Housing shortages is not a challenge unique to Zimbabwe alone but prevalent across Sub Sahara Africa as rapid urbanisation happened in the past two decades.

It is estimated that African cities add almost 40 000 people every day due to the rural to urban migration as people search for employment in urban centres.

Poor financing models have been one of the major challenges affecting African governments from taking the leading role in provision of affordable housing solutions especially for the lower income earners.

Apart from poor financing models, the rising effects of climate change have also been a cause for concern as natural disasters such as flooding have damaged the already existing infrastructure, further widening the housing deficit in the country.
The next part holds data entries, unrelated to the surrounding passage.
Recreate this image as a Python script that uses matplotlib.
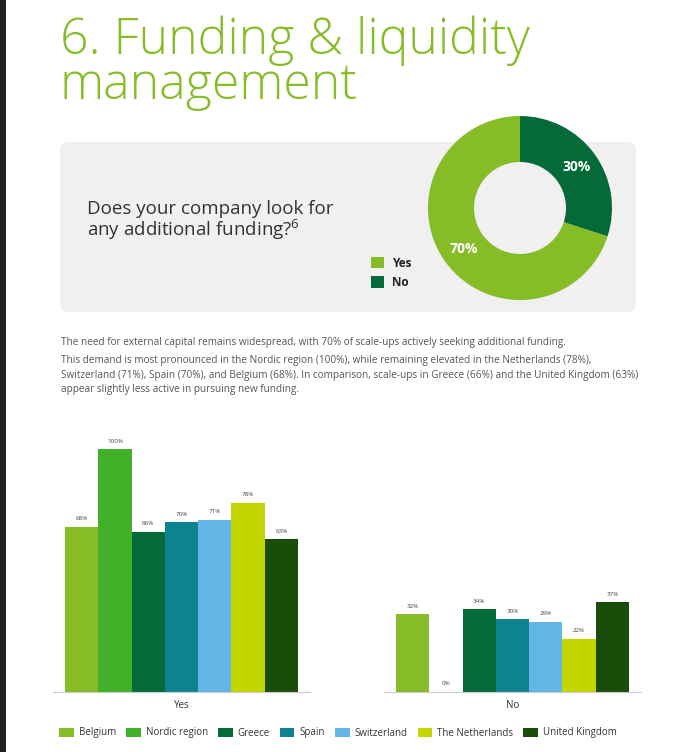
import matplotlib
matplotlib.use("Agg")
import matplotlib.pyplot as plt
from matplotlib.patches import FancyBboxPatch, Rectangle

plt.rcParams['font.family'] = ['Open Sans', 'DejaVu Sans']
plt.rcParams['mathtext.default'] = 'regular'

# data
countries = ["Belgium", "Nordic region", "Greece", "Spain", "Switzerland",
             "The Netherlands", "United Kingdom"]
yes_pct = [68, 100, 66, 70, 71, 78, 63]
no_pct = [32, 0, 34, 30, 29, 22, 37]
country_colors = ["#86BC25", "#43B02A", "#046A38", "#0D8390", "#62B5E5",
                  "#C4D600", "#1A4D0A"]

donut_labels = ["No", "Yes"]
donut_values = [30, 70]
donut_colors = ["#046A38", "#86BC25"]

title = "6. Funding & liquidity\nmanagement"
question = "Does your company look for\nany additional funding?$^{6}$"
para1 = ("The need for external capital remains widespread, with 70% of "
         "scale-ups actively seeking additional funding.")
para2 = ("This demand is most pronounced in the Nordic region (100%), while "
         "remaining elevated in the Netherlands (78%),\n"
         "Switzerland (71%), Spain (70%), and Belgium (68%). In comparison, "
         "scale-ups in Greece (66%) and the United Kingdom (63%)\n"
         "appear slightly less active in pursuing new funding.")

W, H = 687, 752


def px_box(x0, y0, x1, y1):
    return [x0 / W, 1 - y1 / H, (x1 - x0) / W, (y1 - y0) / H]


fig = plt.figure(figsize=(W / 100, H / 100), dpi=100)
fig.patch.set_facecolor("white")

# dark strip on the left edge
fig.patches.append(Rectangle((0, 0), 6 / W, 1, transform=fig.transFigure,
                             facecolor="#222222", edgecolor="none", zorder=-2))

# title
fig.text(60 / W, 1 - 15 / H, title, fontsize=36, color="#86BC25",
         fontweight="light", va="top", ha="left", linespacing=0.88)

# grey panel
fig.patches.append(FancyBboxPatch(
    (60 / W, 1 - 312 / H), 576 / W, 170 / H,
    boxstyle="round,pad=0,rounding_size=0.012", transform=fig.transFigure,
    facecolor="#F0F0F0", edgecolor="none", zorder=-1))

fig.text(87 / W, 1 - 200 / H, question, fontsize=13.5, color="#333333",
         va="top", ha="left", linespacing=1.0)

# donut
ax_pie = fig.add_axes(px_box(428, 116, 612, 300))
wedges, _, autotexts = ax_pie.pie(
    donut_values, colors=donut_colors, startangle=90, counterclock=False,
    autopct=lambda p: f"{p:.0f}%", pctdistance=0.76,
    wedgeprops=dict(width=0.5, edgecolor="none"))
for t in autotexts:
    t.set_color("white")
    t.set_fontweight("bold")
    t.set_fontsize(10)
ax_pie.set_xlim(-1, 1)
ax_pie.set_ylim(-1, 1)
ax_pie.set_aspect("equal")

fig.legend([wedges[1], wedges[0]], ["Yes", "No"], loc="upper left",
           bbox_to_anchor=(360 / W, 1 - 246 / H), frameon=False,
           prop=dict(size=8.5, weight="bold"), handlelength=1.1,
           handleheight=1.1, handletextpad=0.7, labelspacing=0.55,
           labelcolor="#222222")

# paragraph text
fig.text(61 / W, 1 - 343 / H, para1, fontsize=7.2, color="#555555",
         va="center", ha="left")
fig.text(61 / W, 1 - 355 / H, para2, fontsize=7.2, color="#555555",
         va="top", ha="left", linespacing=1.45)

# bar charts
x = list(range(len(countries)))
ax_yes = fig.add_axes(px_box(53, 425, 310, 692))
ax_no = fig.add_axes(px_box(384, 425, 641, 692))
bar_sets = []
for ax, vals, name in [(ax_yes, yes_pct, "Yes"), (ax_no, no_pct, "No")]:
    bars = ax.bar(x, vals, width=1.0, color=country_colors)
    bar_sets.append(bars)
    ax.bar_label(bars, labels=[f"{v}%" for v in vals], padding=4,
                 fontsize=4.5, color="#444444")
    ax.set_ylim(0, 110)
    ax.set_xlim(-0.86, 6.86)
    ax.set_yticks([])
    ax.set_xticks([3], [name])
    ax.tick_params(axis="x", length=0, pad=6, labelsize=7,
                   labelcolor="#333333")
    for s in ["top", "left", "right"]:
        ax.spines[s].set_visible(False)
    ax.spines["bottom"].set_color("#CCCCCC")
    ax.spines["bottom"].set_linewidth(0.8)
    ax.patch.set_alpha(0)

fig.legend(bar_sets[0], countries, loc="center",
           bbox_to_anchor=(338 / W, 1 - 733 / H), ncol=7, frameon=False,
           fontsize=7, handlelength=1.5, handleheight=1.0,
           handletextpad=0.5, columnspacing=1.05, labelcolor="#333333")

fig.savefig("out.png", dpi=100)
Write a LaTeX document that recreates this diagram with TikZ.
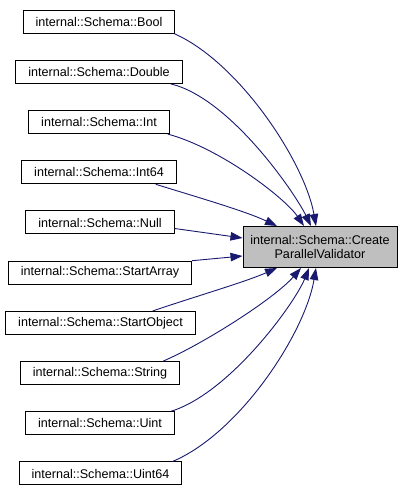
\documentclass[tikz,border=0pt]{standalone}
\usepackage{fontspec}
\setmainfont{Liberation Sans}
\usepackage{tikz}
\usetikzlibrary{arrows.meta}

\begin{document}
\begin{tikzpicture}[x=1pt, y=1pt,
	every node/.style={font=\fontsize{12.6}{14}\selectfont},
	funcbox/.style={draw=black, line width=1pt, fill=white, inner xsep=12.5pt, inner ysep=0pt, minimum height=23pt},
	curbox/.style={draw=black, line width=1pt, fill=black!25, inner sep=0pt, minimum width=154pt, minimum height=41pt, align=center},
	calledge/.style={draw={rgb,255:red,25;green,25;blue,112}, line width=0.9pt, -{Triangle[length=12pt, width=8.5pt]}}]
	\useasboundingbox (0,0) rectangle (412,493);

	% --- the function that is called ---
	\node[curbox] (create) at (320,246) {internal::Schema::Create\\ParallelValidator};

	% --- callers ---
	\node[funcbox] (bool) at (99,471.3) {internal::Schema::Bool};
	\node[funcbox] (double) at (99,421.1) {internal::Schema::Double};
	\node[funcbox] (int) at (99,370.9) {internal::Schema::Int};
	\node[funcbox] (int64) at (99,320.7) {internal::Schema::Int64};
	\node[funcbox] (null) at (100,270.5) {internal::Schema::Null};
	\node[funcbox] (startarray) at (100,220.3) {internal::Schema::StartArray};
	\node[funcbox] (startobject) at (100.5,170.1) {internal::Schema::StartObject};
	\node[funcbox] (string) at (100,119.9) {internal::Schema::String};
	\node[funcbox] (uint) at (100,69.7) {internal::Schema::Uint};
	\node[funcbox] (uint64) at (100.5,19.5) {internal::Schema::Uint64};

	% --- calls into the top edge ---
	\draw[calledge] ([xshift=-1pt]bool.south east) .. controls (240,430) and (305,330) .. ([xshift=-4pt]create.north);
	\draw[calledge] ([xshift=-12pt]double.south east) .. controls (230,395) and (295,300) .. ([xshift=-9pt]create.north);
	\draw[calledge] ([xshift=-2pt]int.south east) .. controls (220,345) and (285,295) .. ([xshift=-16pt]create.north);
	\draw[calledge] ([xshift=-21pt]int64.south east) .. controls (200,295) and (245,282) .. ([xshift=-43pt]create.north);

	% --- calls into the left edge ---
	\draw[calledge] ([yshift=-6pt]null.east) -- ([yshift=9pt]create.west);
	\draw[calledge] (startarray.north east) -- ([yshift=-9pt]create.west);

	% --- calls into the bottom edge ---
	\draw[calledge] ([xshift=-43pt]startobject.north east) .. controls (200,198) and (245,211) .. ([xshift=-43pt]create.south);
	\draw[calledge] ([xshift=-17pt]string.north east) .. controls (205,150) and (275,195) .. ([xshift=-19pt]create.south);
	\draw[calledge] ([xshift=-4pt]uint.north east) .. controls (230,100) and (295,190) .. ([xshift=-11pt]create.south);
	\draw[calledge] ([xshift=-10pt]uint64.north east) .. controls (240,60) and (305,160) .. ([xshift=-4pt]create.south);
\end{tikzpicture}
\end{document}
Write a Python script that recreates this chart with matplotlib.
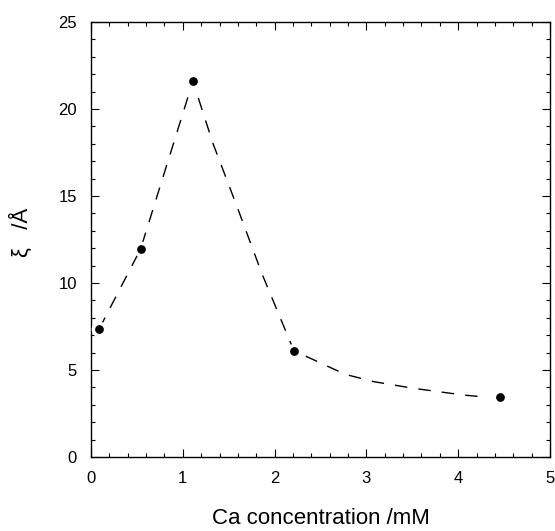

In line with this, Minister Garwe said Government was looking at incorporating new technologies that ensures settlements are disaster-proof to avoid loss or damage of properties as well as renewable energy sources.

In March this year, tropical cyclone Idai caused severe damages to properties as well as loss of lives in the country especially in the Chimanimani in the Manicaland Province.

“In the wake of natural disasters, that is, the devastating Cyclone Idai of March 2019, we would want to rebuild stronger structures and in light of this, my Ministry is intending on engaging relevant stakeholders in the architecture and engineering fraternity, as well as those for the initial spatial planning who will ultimately determine where such settlements will be located,” he said.

Minister Garwe also added that Government would rein in on land barons as well as regularise the current settlements as measures to bring sanity in urban centres.

This will ensure new developments have the necessary infrastructure developments before residents can move in, for instance decent road networks, sewer and electricity infrastructure, as opposed to the current developments with none of these essentials.

“From today onwards, there will be no more settlements without proper development. We also want to regularise those already existing settlements because they will not be ideal in achieving our 2030 goals,” he said.

His comments come as a Government appointed Land Commission this week revealed that the State was prejudiced of over US$3 billion in corrupt state land sales over the past 15 years, with land barons pocketing most of that money.

The six-member Commission, headed by Justice Tendai Uchena, was set up in 2018 to investigate the sale of urban state land since 2005.

Presenting the Commission’s findings, Justice Uchena said state land valued at around US$3,4 billion had been sold to various beneficiaries during the period under review.

“Government has recovered less than 10 percent of the value (of the sold land) and is owed almost US$3 billion by beneficiaries,” said Justice Uchena.